American politician and businessman

James Henry Rupp Jr. (May 17, 1918 - September 30, 1998) was an American politician, businessman, and Republican member of the Illinois Senate from 1977 to 1987.

==Biographical sketch==
James Henry Rupp Jr. was born in Kearny, New Jersey and graduated from Kearny High School in 1936. He did post-graduate work at Staunton Military Academy in 1937. Rupp received a bachelor's degree in business and economics from Monmouth College, Illinois, where he played football for the Fighting Scots. He served in the United States Navy during World War II and was commissioned a lieutenant commander. Rupp lived in Decatur, Illinois with his wife, Florence, and family and was the owner of an insurance agency.

In 1967, Rupp defeated incumbent Mayor Ellis Arnold in the primary election, and then defeated building contractor Roger Pogue in the general election. Rupp served as mayor of Decatur, Illinois from 1966 to 1976. After his election to the Illinois Senate, he was succeeded as mayor by Alderman Elmer Walton.
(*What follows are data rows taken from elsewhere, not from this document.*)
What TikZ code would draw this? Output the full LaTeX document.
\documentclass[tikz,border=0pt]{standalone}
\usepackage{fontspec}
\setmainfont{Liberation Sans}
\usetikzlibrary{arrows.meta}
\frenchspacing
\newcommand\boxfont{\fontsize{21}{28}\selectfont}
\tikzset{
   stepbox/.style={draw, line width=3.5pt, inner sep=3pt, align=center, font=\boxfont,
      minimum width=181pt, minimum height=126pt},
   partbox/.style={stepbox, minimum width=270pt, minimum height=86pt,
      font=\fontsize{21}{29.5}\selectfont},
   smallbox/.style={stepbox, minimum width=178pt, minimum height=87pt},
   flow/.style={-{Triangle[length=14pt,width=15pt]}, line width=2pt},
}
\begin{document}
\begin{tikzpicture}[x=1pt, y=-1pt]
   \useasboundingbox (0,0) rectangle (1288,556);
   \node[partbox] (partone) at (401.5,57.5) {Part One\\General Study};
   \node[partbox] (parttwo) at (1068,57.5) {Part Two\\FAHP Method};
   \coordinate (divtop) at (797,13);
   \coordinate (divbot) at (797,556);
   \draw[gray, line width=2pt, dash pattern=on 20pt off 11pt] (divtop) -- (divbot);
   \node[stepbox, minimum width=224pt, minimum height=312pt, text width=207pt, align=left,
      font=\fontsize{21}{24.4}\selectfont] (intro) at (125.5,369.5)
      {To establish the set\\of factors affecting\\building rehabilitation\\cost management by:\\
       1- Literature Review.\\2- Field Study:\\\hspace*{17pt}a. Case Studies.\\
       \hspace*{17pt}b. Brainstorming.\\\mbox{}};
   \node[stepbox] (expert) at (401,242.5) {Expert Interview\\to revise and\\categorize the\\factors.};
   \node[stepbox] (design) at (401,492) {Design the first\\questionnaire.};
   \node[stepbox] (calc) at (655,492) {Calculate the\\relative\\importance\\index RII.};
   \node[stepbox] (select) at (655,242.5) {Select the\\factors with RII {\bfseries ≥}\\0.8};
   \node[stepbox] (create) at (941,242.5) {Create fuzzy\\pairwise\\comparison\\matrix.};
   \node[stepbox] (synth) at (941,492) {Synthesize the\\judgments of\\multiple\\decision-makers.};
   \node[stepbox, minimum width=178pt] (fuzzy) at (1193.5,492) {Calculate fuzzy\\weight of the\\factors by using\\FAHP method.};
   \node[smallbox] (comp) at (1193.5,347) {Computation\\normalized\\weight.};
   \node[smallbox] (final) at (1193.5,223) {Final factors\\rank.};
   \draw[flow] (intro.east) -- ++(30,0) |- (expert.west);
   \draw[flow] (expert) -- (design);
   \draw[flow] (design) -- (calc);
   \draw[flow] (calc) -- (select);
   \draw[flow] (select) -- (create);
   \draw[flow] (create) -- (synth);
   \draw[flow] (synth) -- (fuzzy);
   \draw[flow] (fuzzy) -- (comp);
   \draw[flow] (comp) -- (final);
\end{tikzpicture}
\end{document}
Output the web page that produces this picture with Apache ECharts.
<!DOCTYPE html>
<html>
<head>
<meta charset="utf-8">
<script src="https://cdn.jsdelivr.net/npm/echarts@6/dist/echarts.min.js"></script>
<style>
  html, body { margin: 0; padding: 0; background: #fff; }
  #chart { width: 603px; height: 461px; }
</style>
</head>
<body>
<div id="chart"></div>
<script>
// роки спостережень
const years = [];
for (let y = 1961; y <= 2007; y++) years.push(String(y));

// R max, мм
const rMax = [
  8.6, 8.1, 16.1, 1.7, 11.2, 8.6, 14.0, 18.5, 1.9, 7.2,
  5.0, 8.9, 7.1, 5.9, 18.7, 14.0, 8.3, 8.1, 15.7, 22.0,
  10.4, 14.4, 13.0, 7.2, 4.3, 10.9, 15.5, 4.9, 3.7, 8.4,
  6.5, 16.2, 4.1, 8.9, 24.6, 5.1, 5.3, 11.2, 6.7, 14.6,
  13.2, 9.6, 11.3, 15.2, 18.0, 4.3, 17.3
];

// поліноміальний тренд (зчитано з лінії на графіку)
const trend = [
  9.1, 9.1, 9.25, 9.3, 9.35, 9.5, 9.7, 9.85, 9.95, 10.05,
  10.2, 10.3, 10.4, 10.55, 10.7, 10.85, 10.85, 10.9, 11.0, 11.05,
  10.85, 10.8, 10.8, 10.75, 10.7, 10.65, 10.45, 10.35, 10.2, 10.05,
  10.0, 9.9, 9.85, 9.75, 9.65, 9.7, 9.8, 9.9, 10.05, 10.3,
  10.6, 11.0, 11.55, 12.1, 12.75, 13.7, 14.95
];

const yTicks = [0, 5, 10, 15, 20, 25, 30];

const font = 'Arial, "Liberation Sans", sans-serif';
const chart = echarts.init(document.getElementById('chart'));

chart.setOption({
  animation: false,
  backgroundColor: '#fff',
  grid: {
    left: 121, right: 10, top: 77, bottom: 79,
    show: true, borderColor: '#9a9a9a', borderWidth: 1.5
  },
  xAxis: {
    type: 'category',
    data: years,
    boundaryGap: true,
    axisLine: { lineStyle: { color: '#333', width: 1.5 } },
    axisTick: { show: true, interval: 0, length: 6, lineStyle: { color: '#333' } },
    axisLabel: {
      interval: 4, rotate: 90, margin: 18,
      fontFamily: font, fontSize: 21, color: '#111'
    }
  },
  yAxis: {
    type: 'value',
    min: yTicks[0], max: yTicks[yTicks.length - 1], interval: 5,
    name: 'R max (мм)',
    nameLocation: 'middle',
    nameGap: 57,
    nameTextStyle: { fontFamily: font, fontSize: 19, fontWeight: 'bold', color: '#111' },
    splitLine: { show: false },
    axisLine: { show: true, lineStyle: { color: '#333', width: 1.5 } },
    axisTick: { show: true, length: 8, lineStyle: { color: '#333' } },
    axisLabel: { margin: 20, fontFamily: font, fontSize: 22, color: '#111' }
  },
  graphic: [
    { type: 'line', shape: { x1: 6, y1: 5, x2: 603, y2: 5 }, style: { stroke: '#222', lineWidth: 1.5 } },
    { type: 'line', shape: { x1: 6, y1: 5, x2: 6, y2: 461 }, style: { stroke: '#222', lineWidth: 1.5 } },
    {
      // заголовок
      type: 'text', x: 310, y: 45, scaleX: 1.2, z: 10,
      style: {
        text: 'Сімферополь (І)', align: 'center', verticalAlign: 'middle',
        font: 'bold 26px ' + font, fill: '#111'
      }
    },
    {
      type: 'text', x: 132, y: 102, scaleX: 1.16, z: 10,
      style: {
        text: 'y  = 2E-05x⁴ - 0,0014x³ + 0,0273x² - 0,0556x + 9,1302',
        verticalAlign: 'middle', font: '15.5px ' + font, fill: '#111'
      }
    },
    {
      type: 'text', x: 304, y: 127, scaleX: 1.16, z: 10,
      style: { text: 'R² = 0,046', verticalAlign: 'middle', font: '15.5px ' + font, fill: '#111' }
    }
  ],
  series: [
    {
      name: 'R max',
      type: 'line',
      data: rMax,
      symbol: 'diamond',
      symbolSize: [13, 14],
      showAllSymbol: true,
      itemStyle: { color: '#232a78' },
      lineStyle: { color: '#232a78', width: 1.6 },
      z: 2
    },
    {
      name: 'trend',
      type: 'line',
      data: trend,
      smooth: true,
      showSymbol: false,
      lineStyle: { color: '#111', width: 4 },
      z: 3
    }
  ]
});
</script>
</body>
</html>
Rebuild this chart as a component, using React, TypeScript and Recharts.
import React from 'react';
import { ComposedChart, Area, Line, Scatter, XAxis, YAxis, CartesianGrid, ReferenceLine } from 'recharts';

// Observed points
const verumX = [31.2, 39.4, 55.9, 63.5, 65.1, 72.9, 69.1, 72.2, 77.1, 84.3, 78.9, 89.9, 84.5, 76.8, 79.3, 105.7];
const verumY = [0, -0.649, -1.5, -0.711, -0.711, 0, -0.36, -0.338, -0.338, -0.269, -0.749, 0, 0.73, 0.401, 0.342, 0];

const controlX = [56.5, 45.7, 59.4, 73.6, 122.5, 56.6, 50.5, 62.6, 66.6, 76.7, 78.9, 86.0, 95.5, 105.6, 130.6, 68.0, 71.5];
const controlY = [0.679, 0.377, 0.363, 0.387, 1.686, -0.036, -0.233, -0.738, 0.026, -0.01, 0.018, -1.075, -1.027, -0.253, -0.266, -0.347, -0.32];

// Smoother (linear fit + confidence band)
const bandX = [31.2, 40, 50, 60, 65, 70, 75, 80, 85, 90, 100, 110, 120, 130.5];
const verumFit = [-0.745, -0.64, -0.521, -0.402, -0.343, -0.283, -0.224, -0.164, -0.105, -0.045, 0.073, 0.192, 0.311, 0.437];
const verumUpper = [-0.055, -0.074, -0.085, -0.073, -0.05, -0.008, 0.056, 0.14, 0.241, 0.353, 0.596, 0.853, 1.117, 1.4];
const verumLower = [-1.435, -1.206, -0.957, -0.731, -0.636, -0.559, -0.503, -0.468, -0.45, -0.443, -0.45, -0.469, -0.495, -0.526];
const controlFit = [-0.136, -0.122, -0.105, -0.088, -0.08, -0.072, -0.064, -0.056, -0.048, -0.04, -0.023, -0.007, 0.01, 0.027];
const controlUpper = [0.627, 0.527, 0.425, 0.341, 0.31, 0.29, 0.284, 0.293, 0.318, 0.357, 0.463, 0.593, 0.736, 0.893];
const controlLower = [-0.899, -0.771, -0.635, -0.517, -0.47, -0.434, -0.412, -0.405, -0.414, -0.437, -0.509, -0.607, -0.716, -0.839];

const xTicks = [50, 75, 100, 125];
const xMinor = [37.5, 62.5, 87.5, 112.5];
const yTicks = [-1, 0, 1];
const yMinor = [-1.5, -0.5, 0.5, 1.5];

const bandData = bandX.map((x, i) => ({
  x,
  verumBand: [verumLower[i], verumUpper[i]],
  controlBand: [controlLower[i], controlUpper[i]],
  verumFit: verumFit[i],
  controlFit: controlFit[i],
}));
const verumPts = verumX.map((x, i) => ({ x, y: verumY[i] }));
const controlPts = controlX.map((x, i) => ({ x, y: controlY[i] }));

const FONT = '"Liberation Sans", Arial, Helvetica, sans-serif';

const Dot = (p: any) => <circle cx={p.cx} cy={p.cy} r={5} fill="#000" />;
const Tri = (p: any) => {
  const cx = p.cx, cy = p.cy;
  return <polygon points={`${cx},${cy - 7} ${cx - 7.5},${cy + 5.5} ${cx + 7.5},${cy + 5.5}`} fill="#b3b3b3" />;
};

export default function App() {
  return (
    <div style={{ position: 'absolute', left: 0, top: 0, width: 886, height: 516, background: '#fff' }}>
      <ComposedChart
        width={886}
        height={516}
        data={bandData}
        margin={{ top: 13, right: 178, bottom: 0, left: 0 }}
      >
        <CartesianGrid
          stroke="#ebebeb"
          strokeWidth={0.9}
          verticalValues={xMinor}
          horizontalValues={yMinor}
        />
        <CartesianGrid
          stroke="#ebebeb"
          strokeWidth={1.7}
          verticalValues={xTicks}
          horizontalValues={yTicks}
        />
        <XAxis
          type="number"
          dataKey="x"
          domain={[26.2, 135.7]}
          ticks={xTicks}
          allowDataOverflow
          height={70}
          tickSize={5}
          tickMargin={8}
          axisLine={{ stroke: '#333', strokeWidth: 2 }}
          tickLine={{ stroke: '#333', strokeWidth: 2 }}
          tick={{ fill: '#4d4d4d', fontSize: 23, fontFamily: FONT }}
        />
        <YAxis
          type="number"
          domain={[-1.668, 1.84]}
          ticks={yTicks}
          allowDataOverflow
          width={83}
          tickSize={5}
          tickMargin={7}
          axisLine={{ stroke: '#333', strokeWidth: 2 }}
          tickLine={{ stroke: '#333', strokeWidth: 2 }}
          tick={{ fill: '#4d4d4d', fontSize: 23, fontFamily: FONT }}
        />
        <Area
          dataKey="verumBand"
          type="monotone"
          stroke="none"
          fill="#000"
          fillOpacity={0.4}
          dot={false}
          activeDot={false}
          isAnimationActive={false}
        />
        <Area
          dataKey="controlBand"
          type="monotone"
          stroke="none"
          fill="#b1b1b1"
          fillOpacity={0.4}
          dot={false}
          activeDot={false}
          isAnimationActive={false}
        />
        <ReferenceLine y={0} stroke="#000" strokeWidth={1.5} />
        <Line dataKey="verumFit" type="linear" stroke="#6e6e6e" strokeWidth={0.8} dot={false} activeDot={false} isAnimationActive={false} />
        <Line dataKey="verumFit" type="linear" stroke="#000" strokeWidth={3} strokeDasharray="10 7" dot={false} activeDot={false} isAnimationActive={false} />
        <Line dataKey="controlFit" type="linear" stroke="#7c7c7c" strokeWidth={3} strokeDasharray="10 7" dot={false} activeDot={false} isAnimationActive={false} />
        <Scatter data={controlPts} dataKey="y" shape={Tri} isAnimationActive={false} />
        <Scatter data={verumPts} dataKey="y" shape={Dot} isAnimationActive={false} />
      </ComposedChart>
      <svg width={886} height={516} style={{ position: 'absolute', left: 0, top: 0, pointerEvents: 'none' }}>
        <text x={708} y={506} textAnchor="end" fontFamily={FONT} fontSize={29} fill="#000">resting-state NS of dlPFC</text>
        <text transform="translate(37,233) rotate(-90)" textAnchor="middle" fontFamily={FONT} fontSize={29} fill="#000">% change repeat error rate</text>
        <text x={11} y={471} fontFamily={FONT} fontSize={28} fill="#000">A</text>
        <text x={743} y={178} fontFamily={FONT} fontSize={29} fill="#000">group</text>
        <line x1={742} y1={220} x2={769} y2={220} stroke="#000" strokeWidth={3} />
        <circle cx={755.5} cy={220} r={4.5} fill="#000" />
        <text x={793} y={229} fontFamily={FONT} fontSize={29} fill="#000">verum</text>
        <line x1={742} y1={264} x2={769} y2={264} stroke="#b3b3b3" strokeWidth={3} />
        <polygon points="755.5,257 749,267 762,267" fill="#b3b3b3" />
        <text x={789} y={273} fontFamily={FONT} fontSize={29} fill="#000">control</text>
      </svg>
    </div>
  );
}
Rupp was elected to the Illinois Senate in the 1976 general election, defeating Democratic incumbent Robert McCarthy, also of Decatur. He served in the Senate 1977 to 1987. In 1986, Rupp was challenged for reelection to the Illinois Senate by Penny Severns. Though Rupp was the earlier favorite, a combination of a media savvy candidate, a well-planned campaign strategy, keeping the focus on chosen issues and targeting of rural areas that Rupp allegedly neglected were credited with the success of her campaign. It was one of the few upset races for the Illinois General Assembly that election cycle.

Rupp died in Decatur, Illinois on September 30, 1998. He is buried in North Fork Cemetery, Long Creek, Illinois.